_Requirements_
Quote the material below exactly as written, from the first line to the line that holds "DENS_MINOR = [8.5, 9, 9.5, 10.5, 11, 11.5, 12.5, 13, 13.5]", endpoints included.

_Dataset section_
━━━━━━━━━━━━━━━━━━━━

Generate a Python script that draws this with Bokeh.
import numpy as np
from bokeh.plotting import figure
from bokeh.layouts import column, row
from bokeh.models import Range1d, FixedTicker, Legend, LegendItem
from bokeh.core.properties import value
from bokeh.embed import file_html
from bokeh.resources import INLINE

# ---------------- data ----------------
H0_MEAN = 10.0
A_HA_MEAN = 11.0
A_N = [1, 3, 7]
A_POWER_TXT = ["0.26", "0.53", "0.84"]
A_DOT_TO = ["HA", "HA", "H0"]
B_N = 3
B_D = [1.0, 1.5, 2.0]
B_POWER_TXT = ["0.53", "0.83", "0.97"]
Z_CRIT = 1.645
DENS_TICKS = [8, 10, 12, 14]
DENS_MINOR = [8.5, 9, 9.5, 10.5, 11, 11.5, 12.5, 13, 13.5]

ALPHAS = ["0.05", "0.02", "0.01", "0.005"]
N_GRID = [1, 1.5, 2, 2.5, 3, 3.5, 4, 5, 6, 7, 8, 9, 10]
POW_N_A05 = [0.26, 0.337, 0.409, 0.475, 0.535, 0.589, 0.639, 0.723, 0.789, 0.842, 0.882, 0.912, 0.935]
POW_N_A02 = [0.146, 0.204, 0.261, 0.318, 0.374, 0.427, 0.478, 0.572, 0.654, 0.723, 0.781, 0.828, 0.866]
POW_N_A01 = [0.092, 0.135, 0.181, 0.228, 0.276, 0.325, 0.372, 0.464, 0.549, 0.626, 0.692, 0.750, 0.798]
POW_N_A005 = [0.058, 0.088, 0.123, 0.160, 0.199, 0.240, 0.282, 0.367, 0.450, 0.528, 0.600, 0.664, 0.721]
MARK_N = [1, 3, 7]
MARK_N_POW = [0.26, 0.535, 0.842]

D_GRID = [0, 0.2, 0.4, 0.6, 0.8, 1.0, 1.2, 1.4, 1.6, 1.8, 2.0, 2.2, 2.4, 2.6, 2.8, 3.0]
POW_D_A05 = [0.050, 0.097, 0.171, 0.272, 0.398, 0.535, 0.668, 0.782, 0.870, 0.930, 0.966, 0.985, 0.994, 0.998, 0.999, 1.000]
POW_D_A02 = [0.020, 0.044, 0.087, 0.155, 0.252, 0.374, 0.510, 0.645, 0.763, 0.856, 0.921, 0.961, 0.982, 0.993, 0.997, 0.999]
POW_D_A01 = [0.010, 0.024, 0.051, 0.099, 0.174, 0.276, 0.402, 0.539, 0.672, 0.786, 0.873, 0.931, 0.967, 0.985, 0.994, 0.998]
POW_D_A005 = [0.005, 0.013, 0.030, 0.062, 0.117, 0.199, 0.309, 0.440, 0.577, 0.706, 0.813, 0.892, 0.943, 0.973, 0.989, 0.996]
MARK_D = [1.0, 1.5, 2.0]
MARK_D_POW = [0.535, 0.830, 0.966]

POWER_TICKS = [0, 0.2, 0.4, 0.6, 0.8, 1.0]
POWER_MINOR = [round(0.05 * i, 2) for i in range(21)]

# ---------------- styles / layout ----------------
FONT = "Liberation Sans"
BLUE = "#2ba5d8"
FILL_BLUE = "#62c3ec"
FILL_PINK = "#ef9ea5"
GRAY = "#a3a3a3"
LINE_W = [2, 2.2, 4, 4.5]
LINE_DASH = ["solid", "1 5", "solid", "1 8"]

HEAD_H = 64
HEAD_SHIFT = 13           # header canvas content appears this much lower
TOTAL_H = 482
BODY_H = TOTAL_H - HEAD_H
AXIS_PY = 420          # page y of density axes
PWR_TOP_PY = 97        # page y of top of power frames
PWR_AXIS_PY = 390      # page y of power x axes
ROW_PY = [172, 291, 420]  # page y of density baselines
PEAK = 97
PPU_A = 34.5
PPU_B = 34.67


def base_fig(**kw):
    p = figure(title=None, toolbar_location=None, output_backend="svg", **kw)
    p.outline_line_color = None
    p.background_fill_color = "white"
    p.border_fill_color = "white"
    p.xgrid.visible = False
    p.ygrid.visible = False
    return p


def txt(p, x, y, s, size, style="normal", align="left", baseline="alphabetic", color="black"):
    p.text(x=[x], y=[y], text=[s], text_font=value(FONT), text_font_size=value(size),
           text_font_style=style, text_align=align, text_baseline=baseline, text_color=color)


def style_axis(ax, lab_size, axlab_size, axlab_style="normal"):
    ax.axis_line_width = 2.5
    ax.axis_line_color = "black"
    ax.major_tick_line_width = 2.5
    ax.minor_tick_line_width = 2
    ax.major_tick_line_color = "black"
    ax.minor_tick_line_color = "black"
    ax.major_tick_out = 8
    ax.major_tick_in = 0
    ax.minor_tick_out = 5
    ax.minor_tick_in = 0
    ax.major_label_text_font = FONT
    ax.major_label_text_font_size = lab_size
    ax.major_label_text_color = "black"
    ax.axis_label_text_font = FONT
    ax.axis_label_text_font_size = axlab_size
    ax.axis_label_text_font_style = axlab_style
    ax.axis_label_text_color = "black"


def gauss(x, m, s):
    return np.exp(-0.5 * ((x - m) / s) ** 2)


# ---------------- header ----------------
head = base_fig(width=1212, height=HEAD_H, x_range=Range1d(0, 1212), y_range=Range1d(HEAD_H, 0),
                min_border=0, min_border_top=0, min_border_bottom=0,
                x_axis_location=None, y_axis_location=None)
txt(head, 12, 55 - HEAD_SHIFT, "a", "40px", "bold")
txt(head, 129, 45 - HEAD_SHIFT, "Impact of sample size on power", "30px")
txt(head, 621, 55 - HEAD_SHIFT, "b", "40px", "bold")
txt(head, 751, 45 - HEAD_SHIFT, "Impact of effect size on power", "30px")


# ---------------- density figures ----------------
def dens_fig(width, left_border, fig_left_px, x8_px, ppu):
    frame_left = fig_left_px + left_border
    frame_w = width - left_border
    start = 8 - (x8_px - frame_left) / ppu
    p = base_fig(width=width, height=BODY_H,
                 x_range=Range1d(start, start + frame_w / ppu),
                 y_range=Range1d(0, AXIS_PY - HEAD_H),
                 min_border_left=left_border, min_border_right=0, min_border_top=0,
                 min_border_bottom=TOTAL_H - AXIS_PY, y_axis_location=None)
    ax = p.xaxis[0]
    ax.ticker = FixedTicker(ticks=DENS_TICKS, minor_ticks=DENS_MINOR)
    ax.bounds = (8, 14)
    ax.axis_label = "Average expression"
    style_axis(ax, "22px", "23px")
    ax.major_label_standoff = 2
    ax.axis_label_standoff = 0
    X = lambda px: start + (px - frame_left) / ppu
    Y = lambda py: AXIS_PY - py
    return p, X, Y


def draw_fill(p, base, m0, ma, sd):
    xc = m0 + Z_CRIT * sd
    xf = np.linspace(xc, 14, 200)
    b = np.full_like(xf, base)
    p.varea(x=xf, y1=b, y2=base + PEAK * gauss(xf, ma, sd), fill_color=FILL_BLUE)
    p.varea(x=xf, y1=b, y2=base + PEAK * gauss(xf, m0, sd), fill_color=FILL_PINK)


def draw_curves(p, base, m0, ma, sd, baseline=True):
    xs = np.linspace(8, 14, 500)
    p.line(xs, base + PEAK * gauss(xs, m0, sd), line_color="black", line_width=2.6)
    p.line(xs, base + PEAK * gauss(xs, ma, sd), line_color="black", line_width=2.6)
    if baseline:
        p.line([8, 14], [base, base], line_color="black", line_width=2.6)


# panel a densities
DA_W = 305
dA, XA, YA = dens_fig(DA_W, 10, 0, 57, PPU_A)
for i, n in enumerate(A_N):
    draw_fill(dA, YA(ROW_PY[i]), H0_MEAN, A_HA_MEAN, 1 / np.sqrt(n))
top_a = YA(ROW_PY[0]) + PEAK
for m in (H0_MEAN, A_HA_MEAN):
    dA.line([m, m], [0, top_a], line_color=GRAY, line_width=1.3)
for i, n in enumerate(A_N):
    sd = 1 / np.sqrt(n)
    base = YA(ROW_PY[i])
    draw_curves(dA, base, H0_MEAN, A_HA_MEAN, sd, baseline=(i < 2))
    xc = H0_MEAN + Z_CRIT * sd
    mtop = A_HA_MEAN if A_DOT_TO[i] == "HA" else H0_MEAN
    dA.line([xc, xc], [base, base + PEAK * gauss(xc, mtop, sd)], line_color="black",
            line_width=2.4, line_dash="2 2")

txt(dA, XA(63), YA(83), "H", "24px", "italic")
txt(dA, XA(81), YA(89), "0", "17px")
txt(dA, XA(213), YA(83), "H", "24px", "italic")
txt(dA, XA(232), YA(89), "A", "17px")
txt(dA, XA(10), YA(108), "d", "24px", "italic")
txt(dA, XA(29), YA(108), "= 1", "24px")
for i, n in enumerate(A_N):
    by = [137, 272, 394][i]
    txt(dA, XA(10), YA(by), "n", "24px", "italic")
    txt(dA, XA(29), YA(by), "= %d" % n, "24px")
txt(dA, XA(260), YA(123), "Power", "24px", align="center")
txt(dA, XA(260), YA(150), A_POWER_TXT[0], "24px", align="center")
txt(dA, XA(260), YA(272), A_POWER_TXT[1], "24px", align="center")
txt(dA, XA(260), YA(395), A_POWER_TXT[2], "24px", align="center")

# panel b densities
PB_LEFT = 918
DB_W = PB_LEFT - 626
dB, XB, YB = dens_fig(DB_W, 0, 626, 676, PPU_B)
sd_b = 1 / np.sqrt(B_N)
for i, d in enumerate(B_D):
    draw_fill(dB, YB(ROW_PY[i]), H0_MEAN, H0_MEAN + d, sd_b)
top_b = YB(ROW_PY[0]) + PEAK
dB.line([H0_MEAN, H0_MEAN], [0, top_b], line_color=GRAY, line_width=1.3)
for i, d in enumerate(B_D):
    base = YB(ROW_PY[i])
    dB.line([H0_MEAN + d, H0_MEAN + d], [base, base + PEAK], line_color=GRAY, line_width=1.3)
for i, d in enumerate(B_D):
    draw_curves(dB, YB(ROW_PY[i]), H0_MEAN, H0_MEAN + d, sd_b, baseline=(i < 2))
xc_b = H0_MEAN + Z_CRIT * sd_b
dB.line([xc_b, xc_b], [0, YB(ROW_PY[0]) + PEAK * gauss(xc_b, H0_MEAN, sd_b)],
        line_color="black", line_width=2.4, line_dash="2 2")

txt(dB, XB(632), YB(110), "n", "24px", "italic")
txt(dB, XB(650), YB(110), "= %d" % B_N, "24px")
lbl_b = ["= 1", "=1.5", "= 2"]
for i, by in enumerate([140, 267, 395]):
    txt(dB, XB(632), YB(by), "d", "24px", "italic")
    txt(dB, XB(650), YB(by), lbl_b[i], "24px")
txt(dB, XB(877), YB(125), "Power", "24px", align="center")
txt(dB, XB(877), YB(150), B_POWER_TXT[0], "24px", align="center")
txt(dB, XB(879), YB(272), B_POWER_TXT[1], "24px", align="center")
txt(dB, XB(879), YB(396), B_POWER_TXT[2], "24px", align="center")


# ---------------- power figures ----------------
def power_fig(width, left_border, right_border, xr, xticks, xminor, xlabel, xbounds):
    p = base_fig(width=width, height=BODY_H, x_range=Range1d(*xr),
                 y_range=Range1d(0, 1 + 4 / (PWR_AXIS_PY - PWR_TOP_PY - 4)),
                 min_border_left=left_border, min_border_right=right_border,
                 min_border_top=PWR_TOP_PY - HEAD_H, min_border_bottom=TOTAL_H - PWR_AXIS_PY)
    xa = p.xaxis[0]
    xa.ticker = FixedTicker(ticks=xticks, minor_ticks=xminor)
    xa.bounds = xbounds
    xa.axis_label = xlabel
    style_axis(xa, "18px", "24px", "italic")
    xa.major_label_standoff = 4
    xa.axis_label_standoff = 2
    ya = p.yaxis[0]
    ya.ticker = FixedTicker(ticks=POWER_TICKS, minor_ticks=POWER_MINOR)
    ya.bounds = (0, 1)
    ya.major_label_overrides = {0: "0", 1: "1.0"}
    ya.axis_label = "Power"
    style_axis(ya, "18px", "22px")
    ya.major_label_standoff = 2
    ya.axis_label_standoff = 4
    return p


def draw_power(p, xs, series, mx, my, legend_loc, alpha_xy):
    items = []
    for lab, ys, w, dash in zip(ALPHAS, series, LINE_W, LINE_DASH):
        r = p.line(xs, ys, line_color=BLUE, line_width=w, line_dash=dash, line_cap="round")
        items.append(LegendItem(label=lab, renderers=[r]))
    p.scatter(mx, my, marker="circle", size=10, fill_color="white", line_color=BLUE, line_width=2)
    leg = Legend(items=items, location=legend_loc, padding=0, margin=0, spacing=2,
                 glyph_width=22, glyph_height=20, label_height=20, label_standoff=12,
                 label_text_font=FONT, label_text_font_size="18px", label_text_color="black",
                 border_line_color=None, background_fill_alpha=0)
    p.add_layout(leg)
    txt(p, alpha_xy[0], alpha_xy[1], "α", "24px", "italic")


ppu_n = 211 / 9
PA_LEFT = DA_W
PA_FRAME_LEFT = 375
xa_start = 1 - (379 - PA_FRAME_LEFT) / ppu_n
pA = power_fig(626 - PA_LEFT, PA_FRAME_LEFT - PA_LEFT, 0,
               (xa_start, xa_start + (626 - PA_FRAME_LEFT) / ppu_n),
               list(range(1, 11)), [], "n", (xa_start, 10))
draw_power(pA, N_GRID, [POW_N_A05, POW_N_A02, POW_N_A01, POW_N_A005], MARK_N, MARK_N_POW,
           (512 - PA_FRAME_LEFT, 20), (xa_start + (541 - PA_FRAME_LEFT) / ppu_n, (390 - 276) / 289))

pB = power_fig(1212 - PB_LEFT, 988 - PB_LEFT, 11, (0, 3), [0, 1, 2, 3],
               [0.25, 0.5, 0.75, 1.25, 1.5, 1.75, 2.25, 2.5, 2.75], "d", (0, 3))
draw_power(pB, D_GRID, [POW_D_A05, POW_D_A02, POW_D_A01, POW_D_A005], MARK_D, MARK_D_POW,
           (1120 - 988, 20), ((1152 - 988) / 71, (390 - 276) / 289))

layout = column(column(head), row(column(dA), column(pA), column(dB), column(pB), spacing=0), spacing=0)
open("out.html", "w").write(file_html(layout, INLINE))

━━━━━━━━━━━━━━━━━━━━

_Result_
Generate a Python script that draws this with Bokeh.
import numpy as np
from bokeh.plotting import figure
from bokeh.layouts import column, row
from bokeh.models import Range1d, FixedTicker, Legend, LegendItem
from bokeh.core.properties import value
from bokeh.embed import file_html
from bokeh.resources import INLINE

# ---------------- data ----------------
H0_MEAN = 10.0
A_HA_MEAN = 11.0
A_N = [1, 3, 7]
A_POWER_TXT = ["0.26", "0.53", "0.84"]
A_DOT_TO = ["HA", "HA", "H0"]
B_N = 3
B_D = [1.0, 1.5, 2.0]
B_POWER_TXT = ["0.53", "0.83", "0.97"]
Z_CRIT = 1.645
DENS_TICKS = [8, 10, 12, 14]
DENS_MINOR = [8.5, 9, 9.5, 10.5, 11, 11.5, 12.5, 13, 13.5]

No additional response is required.